I paid $375 for the valve job, included oil change and filter. Plus a freshen up on both brake hydraulic fluids, and an adjustment to the rear brake pedal. Which was stuck in the on position, something i was unaware of.
I must admit at the time, it was money set ad=side for a bashplate/crashbars. Now i see it as money well spent. It'll be a good while before i can must up the time and shop space to tackle such a task. Somehow someway there has to be a better way!
It doesn't "have to" be that complicated, but the non-complicated version has that 3 gallons of fuel over the top of the engine, instead of down beside your ankles.
Yep, go buy a DR or KLR if simplicity is what you're after. I'd sooner ride around the world on one of those than a TR. I've never done a valve check on my bikes, and will be leaving this one to the dealer to do, especially during warranty, as I'd be bound to cock something up and void it. Good on someone for having the balls to tackle it themselves, hope RE gets her back together without too many more tears
I agree, I think $375 would be quite worth it with a task like that. I'll probably take Tazzierob's approach and get it done until the warranty's up, then get it done as needed (which on every other vehicle I've had is quite infrequently).
I bet there will be a lot owners marking bolt heads to prove that the mechanics have actually checked the valves in their service schedule
It's not Husqvarna that is at fault, it is the "BMW way of doing things". Needlessly complicated designs, at least as far as the automobiles go.
That's never been a standard of BMW until the oil heads. Airheads have a pretty known model: "simple by choice"
So I began the task of putting the Terra back together, and I happened to glance over at the forks.
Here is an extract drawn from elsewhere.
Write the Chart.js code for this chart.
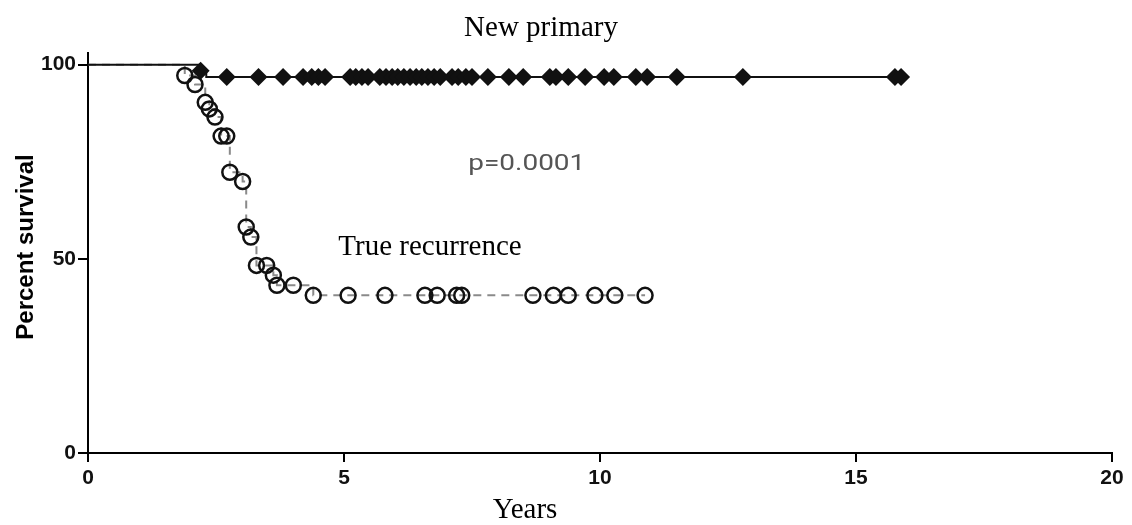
<!DOCTYPE html>
<html>
<head>
<meta charset="utf-8">
<script src="https://cdn.jsdelivr.net/npm/chart.js@4.4.1/dist/chart.umd.min.js"></script>
<style>
  html, body { margin: 0; padding: 0; background: #fff; }
  #wrap { width: 1132px; height: 525px; }
</style>
</head>
<body>
<div id="wrap"><canvas id="km"></canvas></div>
<script>
// new primary: time (years), percent survival, censor mark flag
const npTime = [0, 2.20, 2.31, 2.71, 3.33, 3.81, 4.20, 4.37, 4.50, 4.63, 5.12, 5.23, 5.35, 5.47,
  5.70, 5.82, 5.94, 6.05, 6.17, 6.29, 6.41, 6.52, 6.64, 6.76, 6.88, 7.11, 7.23, 7.38, 7.50,
  7.81, 8.22, 8.50, 9.02, 9.14, 9.38, 9.71, 10.08, 10.27, 10.70, 10.92, 11.50, 12.79, 15.76, 15.88];
const npSurv = [100, 98.4].concat(Array(npTime.length - 2).fill(96.8));
const npMark = [0, 1, 0].concat(Array(npTime.length - 3).fill(1));

// true recurrence
const trTime = [0, 1.89, 2.09, 2.29, 2.37, 2.48, 2.60, 2.71, 2.77, 3.02, 3.09, 3.18, 3.29, 3.49,
  3.62, 3.69, 4.01, 4.40, 5.08, 5.80, 6.58, 6.82, 7.20, 7.30, 8.69, 9.09, 9.38, 9.90, 10.29, 10.88];
const trSurv = [100, 97.2, 94.9, 90.3, 88.6, 86.5, 81.6, 81.6, 72.3, 69.9, 58.2, 55.6, 48.3, 48.3,
  45.8, 43.2, 43.2, 40.6, 40.6, 40.6, 40.6, 40.6, 40.6, 40.6, 40.6, 40.6, 40.6, 40.6, 40.6, 40.6];
const trMark = [0].concat(Array(trTime.length - 1).fill(1));

const xTicks = [0, 5, 10, 15, 20];
const yTicks = [0, 50, 100];

const toPts = (xs, ys) => xs.map((x, i) => ({ x: x, y: ys[i] }));

// titles and notes drawn on top
const labels = {
  id: "labels",
  afterDraw(chart) {
    const c = chart.ctx, x = chart.scales.x, y = chart.scales.y;
    c.save();
    c.fillStyle = "#000";
    c.textAlign = "center";
    c.textBaseline = "alphabetic";
    c.font = "29px 'Liberation Serif', serif";
    c.fillText("New primary", 541, 36);
    c.fillText("Years", 525, 518);
    c.fillText("True recurrence", x.getPixelForValue(6.68), y.getPixelForValue(50.9));

    c.fillStyle = "#555";
    c.font = "22px Roboto, sans-serif";
    c.save();
    c.translate(x.getPixelForValue(8.57), y.getPixelForValue(73.0));
    c.scale(1.27, 1);
    c.fillText("p=0.0001", 0, 0);
    c.restore();

    c.fillStyle = "#000";
    c.font = "bold 24px 'Liberation Sans', Arial, sans-serif";
    c.translate(33, 247);
    c.rotate(-Math.PI / 2);
    c.fillText("Percent survival", 0, 0);
    c.restore();
  }
};

const tickFont = { family: "'Liberation Sans', Arial, sans-serif", size: 21, weight: "bold" };

new Chart(document.getElementById("km"), {
  type: "scatter",
  data: {
    datasets: [
      {
        data: toPts(npTime, npSurv),
        showLine: true,
        stepped: true,
        borderColor: "#111",
        borderWidth: 2,
        pointStyle: "rectRot",
        pointRadius: npMark.map(m => m ? 9 : 0),
        pointBorderWidth: 0,
        pointBackgroundColor: "#111",
        pointBorderColor: "#111"
      },
      {
        data: toPts(trTime, trSurv),
        showLine: true,
        stepped: true,
        borderColor: "#8a8a8a",
        borderWidth: 2,
        borderDash: [8, 6],
        pointStyle: "circle",
        pointRadius: trMark.map(m => m ? 7.5 : 0),
        pointBorderColor: "#111",
        pointBorderWidth: 2.5,
        pointBackgroundColor: "rgba(0,0,0,0)"
      }
    ]
  },
  options: {
    responsive: true,
    maintainAspectRatio: false,
    animation: false,
    events: [],
    layout: { padding: { top: 53, right: 20, left: 0, bottom: 0 } },
    plugins: { legend: { display: false }, tooltip: { enabled: false } },
    scales: {
      x: {
        type: "linear",
        min: 0, max: 20,
        afterBuildTicks: s => { s.ticks = xTicks.map(v => ({ value: v })); },
        afterFit: s => { s.height = 72; },
        border: { color: "#000", width: 2 },
        grid: { drawOnChartArea: false, drawTicks: true, tickLength: 9, color: "#000", lineWidth: 2 },
        ticks: { color: "#111", font: tickFont, padding: 4, maxRotation: 0 }
      },
      y: {
        type: "linear",
        min: 0, max: 103,
        afterBuildTicks: s => { s.ticks = yTicks.map(v => ({ value: v })); },
        afterFit: s => { s.width = 88; },
        border: { color: "#000", width: 2 },
        grid: { drawOnChartArea: false, drawTicks: true, tickLength: 10, color: "#000", lineWidth: 2 },
        ticks: { color: "#111", font: tickFont, padding: 2 }
      }
    }
  },
  plugins: [labels]
});
</script>
</body>
</html>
There is a sticker there: And on this dandy sticker it states the clearances for valves... INTAKE: 0.06 - 0.10 MM (0.002 - 0.004 IN) EXHAUST: 0.26 - 0.30 MM (0.10 - 0.11 IN) But the craptastic 'shop manual' states: What in the Hell? Which one do I go off of? According to the shop manual my valves are at the very bottom clearances... according to the bike itself, the intakes are fine and the exhaust is too loose...
FWIW the specs on the fork tube are closer to what that BMW G650X specs were. Inlet 0.03mm - 0.11mm Exhaust 0.25mm - 0.33mm I would call my dealer.
I called them up and the guy in the service department said go off of the workshop manual... OK. Then why does the bike say different? He didn't have an answer for that. I also asked him about the dust problem, and asked if that would be under warranty. He said no because its the user's responsibility to make sure the filter is working. I'll be damned.
There's also a sticker on the bike that shows the carbon canister hose routing which is incorrect. seems like you can't trust the stickers on the bike at all.
I dont know who your dealer is but I would call some of the bigger Husky dealers too about the sticker vs manual call out. I would fight that filter statement tooth and nail. You checked it according to the schedule in manual, right? 20,000 KM or 10,000 KM for very dusty condtions
Yes, I'm about 500km shy of 10k. I called up the service department in Tuscon, where I bought the Terra. The guy said just go off of the manual, that's what they have done the 3-4 valve checks they have performed. I also asked him about the dust getting by the air filter and he told me that's the customer's problem. Nice. Looking at the part's fiche: It appears that #9 is the disk you can change to adjust the valve clearance... That's great and all, but how do you know which one you need? Let's say you have to bump it up 0.05mm, but you need to know what the thickness is of the one installed from the factory and go 0.05mm from there. I suppose you would have to order two sets of these disks to adjust your valves. Or take your bike apart and wait for UPS to bring you the disk you need every time. At $11 a disk, that will be close to $450 after shipping. Wouldn't it be cheaper to just order the $30 intake valve and just replace it every time it falls out of adjustment? Or do these valves eventually stop wearing and settle into a final adjustment?